A catalyst cannot change the equillibrium of a two component reaction, because that'd always violate the principle of conservation of energy.

Also there is no such thing as an irreversible reaction. If the backward reaction is very unfavourable energy-wise, the catalyst won't change that, but you cannot have two highly exothermic reactions in your funny circle anyway. Where should the energy come from?

|improve this answer|||||
$\endgroup$
  • 1
    $\begingroup$ Thank you. I did not know that there is no such thing as irreversible reaction until I saw this page. $\endgroup$ – DHMO Sep 4 '16 at 13:54
2
$\begingroup$

A reaction could proceed by many different pathways, for example an extreme way would be splitting the reactants into atoms and combining them to form products, but this is essentially impossible, the energy required would be huge and how would the atoms reassemble just into the product required?

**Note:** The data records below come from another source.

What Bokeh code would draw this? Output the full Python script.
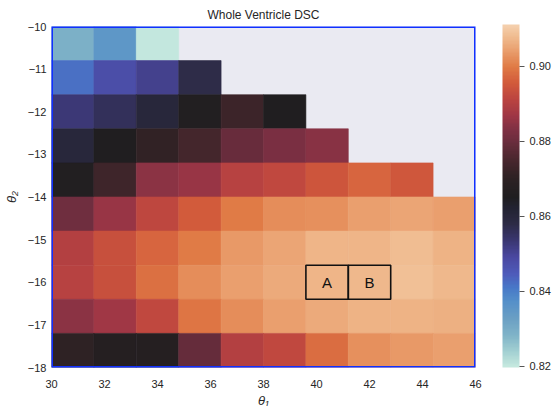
import numpy as np
from bokeh.plotting import figure
from bokeh.models import (ColumnDataSource, LinearColorMapper, ColorBar, FixedTicker,
                          Range1d, PrintfTickFormatter, BoxAnnotation)
from bokeh.transform import transform
from bokeh.embed import file_html
from bokeh.resources import INLINE

nan = float("nan")

# cell centres
theta1 = [30.8, 32.4, 34.0, 35.6, 37.2, 38.8, 40.4, 42.0, 43.6, 45.2]
theta2 = [-10.4, -11.2, -12.0, -12.8, -13.6, -14.4, -15.2, -16.0, -16.8, -17.6]
cell_w = 1.6
cell_h = 0.8

# Whole ventricle DSC, rows follow theta2 (top to bottom), columns follow theta1
dsc = [
    [0.829, 0.835, 0.8200, nan, nan, nan, nan, nan, nan, nan],
    [0.842, 0.8475, 0.851, 0.8575, nan, nan, nan, nan, nan, nan],
    [0.853, 0.856, 0.860, 0.866, 0.8725, 0.865, nan, nan, nan, nan],
    [0.860, 0.865, 0.871, 0.874, 0.8795, 0.8825, 0.884, nan, nan, nan],
    [0.866, 0.873, 0.8845, 0.886, 0.8905, 0.892, 0.8945, 0.897, 0.895, nan],
    [0.8805, 0.886, 0.8915, 0.8955, 0.900, 0.902, 0.9025, 0.904, 0.9048, 0.904],
    [0.890, 0.8935, 0.897, 0.900, 0.9035, 0.905, 0.907, 0.907, 0.908, 0.9068],
    [0.8905, 0.8935, 0.8985, 0.902, 0.904, 0.9055, 0.907, 0.9075, 0.9085, 0.9072],
    [0.8845, 0.887, 0.892, 0.899, 0.902, 0.904, 0.9055, 0.9068, 0.9068, 0.9063],
    [0.870, 0.867, 0.867, 0.879, 0.890, 0.892, 0.898, 0.9025, 0.9035, 0.904],
]

box_labels = ["A", "B"]
box_theta1 = [40.4, 42.0]
box_theta2 = [-16.0, -16.0]

x_ticks = [30, 32, 34, 36, 38, 40, 42, 44, 46]
y_ticks = [-18, -17, -16, -15, -14, -13, -12, -11, -10]
cbar_ticks = [0.82, 0.84, 0.86, 0.88, 0.90]
vmin, vmax = 0.8196, 0.9111

# icefire-like colour ramp (value anchor -> colour)
ramp_vals = [0.8196, 0.8237, 0.828, 0.8326, 0.837, 0.8408, 0.8445, 0.849, 0.8535,
             0.858, 0.8625, 0.865, 0.8707, 0.876, 0.880, 0.883, 0.8867, 0.8912,
             0.8956, 0.900, 0.9045, 0.908, 0.9111]
ramp_cols = ["#C6E9DF", "#A3D0D2", "#80B4C8", "#6A9FC4", "#5590C9", "#4878C8",
             "#4E5BBA", "#4A48A0", "#3A3670", "#2D2B45", "#222230", "#1F1E20",
             "#302224", "#4F2831", "#6B2D3E", "#7E3043", "#9E3645", "#BB4440",
             "#D25A3B", "#E07B46", "#EAA170", "#F0BC90", "#F5D0AE"]


def hex2rgb(h):
    return [int(h[i:i + 2], 16) for i in (1, 3, 5)]


rgb = np.array([hex2rgb(c) for c in ramp_cols], dtype=float)
grid = np.linspace(vmin, vmax, 256)
palette = []
for g in grid:
    r = np.interp(g, ramp_vals, rgb[:, 0])
    gg = np.interp(g, ramp_vals, rgb[:, 1])
    b = np.interp(g, ramp_vals, rgb[:, 2])
    palette.append("#%02x%02x%02x" % (int(round(r)), int(round(gg)), int(round(b))))

xs, ys, vs = [], [], []
for i, yc in enumerate(theta2):
    for j, xc in enumerate(theta1):
        v = dsc[i][j]
        if v == v:
            xs.append(xc)
            ys.append(yc)
            vs.append(v)
src = ColumnDataSource(dict(x=xs, y=ys, v=vs))

mapper = LinearColorMapper(palette=palette, low=vmin, high=vmax)

FONT = "Liberation Sans"
TXT = "#262626"
FW, FH = 424, 341

p = figure(frame_width=FW, frame_height=FH, output_backend="svg", toolbar_location=None,
           x_range=Range1d(30, 46), y_range=Range1d(-18, -10),
           min_border_left=40, min_border_top=10, min_border_bottom=36, min_border_right=78,
           background_fill_color="#EAEAF2", border_fill_color="white")

p.rect(x="x", y="y", width=cell_w, height=cell_h, source=src,
       fill_color=transform("v", mapper), line_color=transform("v", mapper), line_width=0.6)

bsrc = ColumnDataSource(dict(x=box_theta1, y=box_theta2, t=box_labels))
p.rect(x="x", y="y", width=cell_w, height=cell_h, source=bsrc, fill_color=None,
       line_color="#111111", line_width=1.6)
p.text(x="x", y="y", text="t", source=bsrc, text_align="center", text_baseline="middle",
       text_font_size="15px", text_color="#111111", text_font={"value": FONT})

p.grid.visible = False
p.outline_line_color = None
frame_box = BoxAnnotation(fill_alpha=0, fill_color=None, line_color="#1030ff",
                          line_width=3, line_alpha=1.0, level="overlay")
p.add_layout(frame_box)

p.title.text = "Whole Ventricle DSC"
p.title.align = "center"
p.title.text_font = FONT
p.title.text_font_size = "12px"
p.title.text_font_style = "normal"
p.title.text_color = TXT
p.title.standoff = 10

for ax in (p.xaxis[0], p.yaxis[0]):
    ax.axis_line_color = None
    ax.major_tick_line_color = None
    ax.minor_tick_line_color = None
    ax.major_tick_out = 0
    ax.major_tick_in = 0
    ax.minor_tick_out = 0
    ax.minor_tick_in = 0
    ax.major_label_text_font = FONT
    ax.major_label_text_font_size = "11px"
    ax.major_label_text_color = TXT
    ax.axis_label_text_font = FONT
    ax.axis_label_text_font_size = "13px"
    ax.axis_label_text_font_style = "italic"
    ax.axis_label_text_color = TXT

p.xaxis.major_label_standoff = 12
p.yaxis.major_label_standoff = 5
p.xaxis.ticker = FixedTicker(ticks=x_ticks)
p.yaxis.ticker = FixedTicker(ticks=y_ticks)
p.yaxis.major_label_overrides = {t: ("\u2212%d" % (-t)) for t in y_ticks}
p.xaxis.axis_label = "\u03b8\u2081"
p.yaxis.axis_label = "\u03b8\u2082"
p.xaxis.axis_label_standoff = 2
p.yaxis.axis_label_standoff = 6

cbar = ColorBar(color_mapper=mapper, location=(451, 0), width=17, height=343,
                margin=0, padding=0,
                ticker=FixedTicker(ticks=cbar_ticks),
                formatter=PrintfTickFormatter(format="%.2f"),
                major_tick_out=5, major_tick_in=0, major_tick_line_color="#555555",
                minor_tick_line_color=None,
                label_standoff=5, major_label_text_font=FONT,
                major_label_text_font_size="11px", major_label_text_color=TXT,
                background_fill_color=None, border_line_color=None, bar_line_color=None)
p.add_layout(cbar, "center")

open("out.html", "w").write(file_html(p, INLINE))
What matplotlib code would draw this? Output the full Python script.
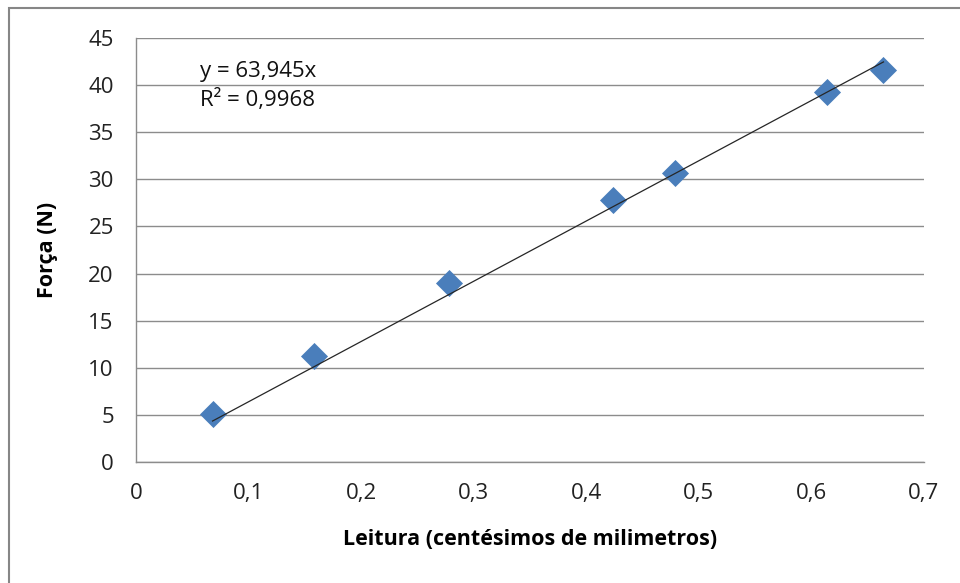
import numpy as np
import matplotlib
matplotlib.use("Agg")
import matplotlib.pyplot as plt
from matplotlib.patches import Rectangle

# leituras do relogio comparador e forca aplicada
leitura = [0.068, 0.158, 0.278, 0.424, 0.479, 0.614, 0.664]
forca = [5.1, 11.3, 19.0, 27.8, 30.7, 39.3, 41.6]

# linha de tendencia (passando pela origem)
coef = 63.945
r2 = 0.9968

x_ticks = [0, 0.1, 0.2, 0.3, 0.4, 0.5, 0.6, 0.7]
y_ticks = [0, 5, 10, 15, 20, 25, 30, 35, 40, 45]

plt.rcParams['font.family'] = ['Open Sans', 'DejaVu Sans']

fig = plt.figure(figsize=(9.6, 5.83), dpi=100)
# moldura externa do grafico
fig.patches.append(Rectangle((9 / 960, -0.1), 1.2, 1 - 8 / 583 + 0.1,
                             transform=fig.transFigure, fill=False,
                             edgecolor='#868686', linewidth=1.5))

ax = fig.add_axes([136 / 960, 1 - 462 / 583, (924 - 136) / 960, (462 - 38) / 583])

ax.set_xlim(0, 0.7)
ax.set_ylim(0, 45)
ax.set_xticks(x_ticks)
ax.set_yticks(y_ticks)
ax.set_xticklabels([("%g" % v).replace('.', ',') for v in x_ticks])
ax.set_yticklabels([str(v) for v in y_ticks])
ax.tick_params(axis='both', length=0, labelsize=16, colors='#222222')
ax.tick_params(axis='x', pad=15)
ax.tick_params(axis='y', pad=16)

ax.grid(axis='y', color='#8c8c8c', linewidth=1)
ax.set_axisbelow(True)
for s in ['top', 'right']:
    ax.spines[s].set_visible(False)
for s in ['left', 'bottom']:
    ax.spines[s].set_color('#8c8c8c')
    ax.spines[s].set_linewidth(1)

# linha de tendencia entre a primeira e a ultima leitura
xt = np.array([min(leitura), max(leitura)])
ax.plot(xt, coef * xt, color='#262626', linewidth=0.9, zorder=3)

ax.scatter(leitura, forca, marker='D', s=190, color='#4a7ebb', zorder=2, linewidths=0)

eq = "y = %sx\nR² = %s" % (('%.3f' % coef).replace('.', ','), ('%.4f' % r2).replace('.', ','))
ax.text(0.081, 0.946, eq, transform=ax.transAxes, fontsize=16, va='top', ha='left',
        linespacing=1.4, color='#111111')

ax.set_xlabel("Leitura (centésimos de milimetros)", fontsize=15.5, fontweight='bold', labelpad=18)
ax.set_ylabel("Força (N)", fontsize=15.5, fontweight='bold', labelpad=22)

fig.savefig("out.png", dpi=100)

In any reaction the molecules follow the lowest energy pathway, which is to say that the lowest activation barrier between reactants and products will be crossed in preference to any other pathway. The same argument applies to a catalysed as to a 'normal' reaction even though a catalysed reaction proceeds by a different mechanism. The lowest energy pathway also ensures in some general way that close to minimum number of bonds are broken in the reaction.

The reason for this is that the activation energy (barrier height) is usually far higher than average thermal energy and many collisions happen between reactants before by chance there is enough energy to cross the barrier. The probability $p$ of having sufficient energy $E$ is given by the Boltzmann exponential distribution, $p \approx exp(-E/(RT))$. This is a rapidly falling distribution as $E$ increases thus the minimum energy pathway is generally hugely favoured over others.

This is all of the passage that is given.